GZIP compression
Modern Webservers Support Output Compression By Default
You probably don’t need to do anything for compression tuning. But, you should check the following with your hosting company:
If you want compressed responses, enable gzip or Brotli in your web server or CDN for text-based content such as HTML, CSS, JavaScript, JSON, XML, and SVG.
Do not enable compression for file types that are already compressed, such as ZIP, JPEG, PNG, WebP, MP4, and PDF.
If you use shared hosting, contact your hosting provider and ask them to enable server-level compression for your site.
Another way to check is to type your URL into this http-compression-test website. If it says your domain “IS GZIPPED” then you’re good to go. If not, talk to your hosting provider.

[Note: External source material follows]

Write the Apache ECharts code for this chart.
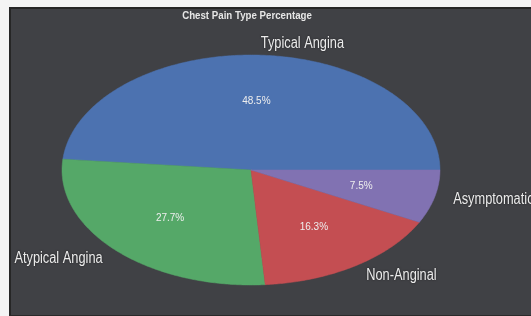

For Older Zen Cart versions
(The following was available within Zen Cart up until v3.0.0, because it supported older Webserver technologies which often weren’t tuned well for compression):
GZIP Compression is a technology that allows your webserver to reduce the size of pages before being transmission from server to browser. This speeds the delivery of web pages.
When to Use It
If PHP is already configured on the server with output_buffering enabled, then it is already doing this compression before transmission.
This means that if you turn on GZip compression in Zen Cart, you’re
doing compression twice, which can actually can slow things down.
To check whether your server’s PHP configuration already does this, go to
Admin > Tools > Server/Version Info.
Search the page for output_buffering and determine its setting.
If it is “On” or a number greater than “0”, leave the Zen Cart GZip setting set to 0.
If it is Off" or “0”, set enable GZIP in Zen Cart.
Another way to check is to type your URL into this http-compression-test website. If it says your domain “IS GZIPPED” then you can leave the setting at 0 in Zen Cart.